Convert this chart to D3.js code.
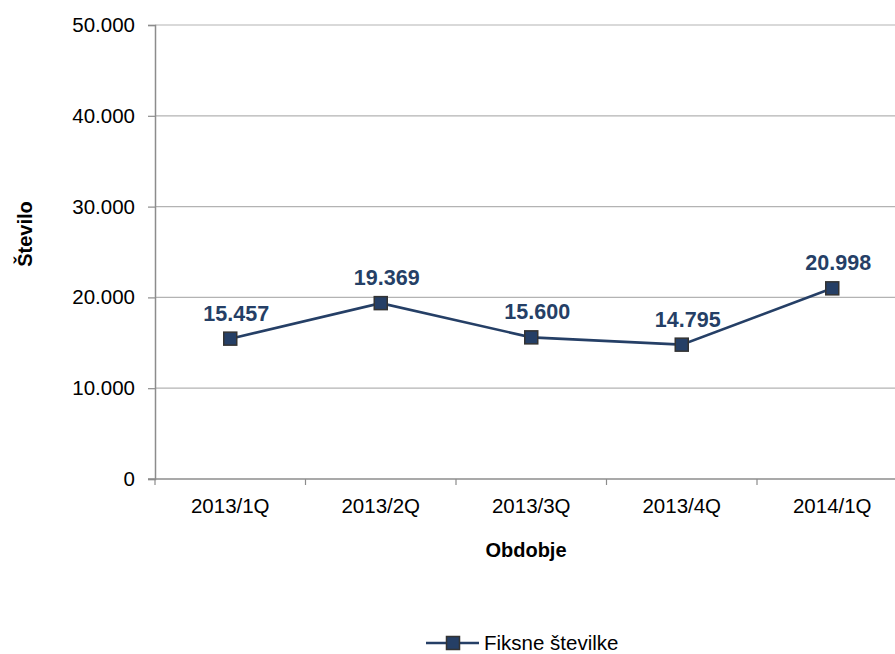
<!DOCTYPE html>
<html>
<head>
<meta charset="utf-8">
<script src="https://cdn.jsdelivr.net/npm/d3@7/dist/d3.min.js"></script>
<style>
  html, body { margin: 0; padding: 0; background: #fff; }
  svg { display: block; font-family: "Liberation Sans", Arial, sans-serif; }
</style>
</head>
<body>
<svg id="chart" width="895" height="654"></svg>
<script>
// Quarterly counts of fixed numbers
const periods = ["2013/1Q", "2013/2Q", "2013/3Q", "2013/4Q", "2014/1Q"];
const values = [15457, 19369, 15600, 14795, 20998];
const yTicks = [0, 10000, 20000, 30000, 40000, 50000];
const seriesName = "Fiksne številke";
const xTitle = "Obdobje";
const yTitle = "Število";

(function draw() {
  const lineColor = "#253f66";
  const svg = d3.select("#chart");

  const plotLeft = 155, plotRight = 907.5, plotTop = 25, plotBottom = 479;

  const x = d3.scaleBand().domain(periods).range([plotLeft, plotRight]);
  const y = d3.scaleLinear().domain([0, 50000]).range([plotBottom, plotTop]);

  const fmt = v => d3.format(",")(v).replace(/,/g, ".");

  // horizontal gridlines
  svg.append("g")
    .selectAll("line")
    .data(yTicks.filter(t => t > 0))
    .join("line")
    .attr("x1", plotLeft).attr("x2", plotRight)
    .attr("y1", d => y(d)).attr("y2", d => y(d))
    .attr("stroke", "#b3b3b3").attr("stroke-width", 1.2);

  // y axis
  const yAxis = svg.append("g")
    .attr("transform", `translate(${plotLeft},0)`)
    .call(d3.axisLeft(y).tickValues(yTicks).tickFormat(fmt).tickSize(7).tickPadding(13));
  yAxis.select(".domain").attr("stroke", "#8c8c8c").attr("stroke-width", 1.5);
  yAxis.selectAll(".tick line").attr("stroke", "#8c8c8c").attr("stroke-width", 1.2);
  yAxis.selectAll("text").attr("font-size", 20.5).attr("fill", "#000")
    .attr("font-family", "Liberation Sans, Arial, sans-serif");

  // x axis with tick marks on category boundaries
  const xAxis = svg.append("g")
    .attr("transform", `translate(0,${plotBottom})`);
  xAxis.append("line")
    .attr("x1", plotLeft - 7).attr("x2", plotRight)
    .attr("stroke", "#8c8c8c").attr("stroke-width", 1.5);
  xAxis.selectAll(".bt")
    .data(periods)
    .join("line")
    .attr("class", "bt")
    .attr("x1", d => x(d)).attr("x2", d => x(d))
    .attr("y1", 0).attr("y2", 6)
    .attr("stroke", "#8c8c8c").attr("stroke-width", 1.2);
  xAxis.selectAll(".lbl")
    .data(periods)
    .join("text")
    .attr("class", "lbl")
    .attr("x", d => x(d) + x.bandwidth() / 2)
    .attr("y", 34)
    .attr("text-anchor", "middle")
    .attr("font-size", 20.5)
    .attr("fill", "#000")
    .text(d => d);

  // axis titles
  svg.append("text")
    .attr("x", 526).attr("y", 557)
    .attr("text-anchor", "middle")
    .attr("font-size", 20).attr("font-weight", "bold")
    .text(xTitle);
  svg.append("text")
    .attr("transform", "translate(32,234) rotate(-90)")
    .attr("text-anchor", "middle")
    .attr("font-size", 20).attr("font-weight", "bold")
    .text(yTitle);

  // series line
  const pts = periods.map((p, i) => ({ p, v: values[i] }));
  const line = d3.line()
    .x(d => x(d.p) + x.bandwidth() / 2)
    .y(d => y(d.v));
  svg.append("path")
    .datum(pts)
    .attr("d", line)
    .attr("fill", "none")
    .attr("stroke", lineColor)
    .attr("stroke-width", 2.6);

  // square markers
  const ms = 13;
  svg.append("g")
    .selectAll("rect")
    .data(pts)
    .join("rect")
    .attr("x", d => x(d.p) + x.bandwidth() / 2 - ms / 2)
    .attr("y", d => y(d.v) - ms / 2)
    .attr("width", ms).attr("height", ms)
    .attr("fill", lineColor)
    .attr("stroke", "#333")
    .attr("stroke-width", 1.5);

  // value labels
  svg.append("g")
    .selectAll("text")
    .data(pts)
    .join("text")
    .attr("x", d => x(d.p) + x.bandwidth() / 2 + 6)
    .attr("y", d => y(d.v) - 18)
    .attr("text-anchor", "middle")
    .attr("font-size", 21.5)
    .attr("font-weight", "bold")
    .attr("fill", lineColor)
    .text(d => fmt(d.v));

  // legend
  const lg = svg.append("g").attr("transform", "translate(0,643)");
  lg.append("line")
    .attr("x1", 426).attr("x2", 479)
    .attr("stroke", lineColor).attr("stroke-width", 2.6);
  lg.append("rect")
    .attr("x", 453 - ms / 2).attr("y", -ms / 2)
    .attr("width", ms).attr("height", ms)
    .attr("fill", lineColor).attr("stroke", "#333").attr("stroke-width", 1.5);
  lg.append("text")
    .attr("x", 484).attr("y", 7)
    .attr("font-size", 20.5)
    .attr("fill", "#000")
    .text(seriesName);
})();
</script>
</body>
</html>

* Requirement
The lines from the top of the data above through the one holding "const fmt = v" are to be repeated exactly, and only those, with no pictures.

* Complete response
Convert this chart to D3.js code.
<!DOCTYPE html>
<html>
<head>
<meta charset="utf-8">
<script src="https://cdn.jsdelivr.net/npm/d3@7/dist/d3.min.js"></script>
<style>
  html, body { margin: 0; padding: 0; background: #fff; }
  svg { display: block; font-family: "Liberation Sans", Arial, sans-serif; }
</style>
</head>
<body>
<svg id="chart" width="895" height="654"></svg>
<script>
// Quarterly counts of fixed numbers
const periods = ["2013/1Q", "2013/2Q", "2013/3Q", "2013/4Q", "2014/1Q"];
const values = [15457, 19369, 15600, 14795, 20998];
const yTicks = [0, 10000, 20000, 30000, 40000, 50000];
const seriesName = "Fiksne številke";
const xTitle = "Obdobje";
const yTitle = "Število";

(function draw() {
  const lineColor = "#253f66";
  const svg = d3.select("#chart");

  const plotLeft = 155, plotRight = 907.5, plotTop = 25, plotBottom = 479;

  const x = d3.scaleBand().domain(periods).range([plotLeft, plotRight]);
  const y = d3.scaleLinear().domain([0, 50000]).range([plotBottom, plotTop]);

  const fmt = v => d3.format(",")(v).replace(/,/g, ".");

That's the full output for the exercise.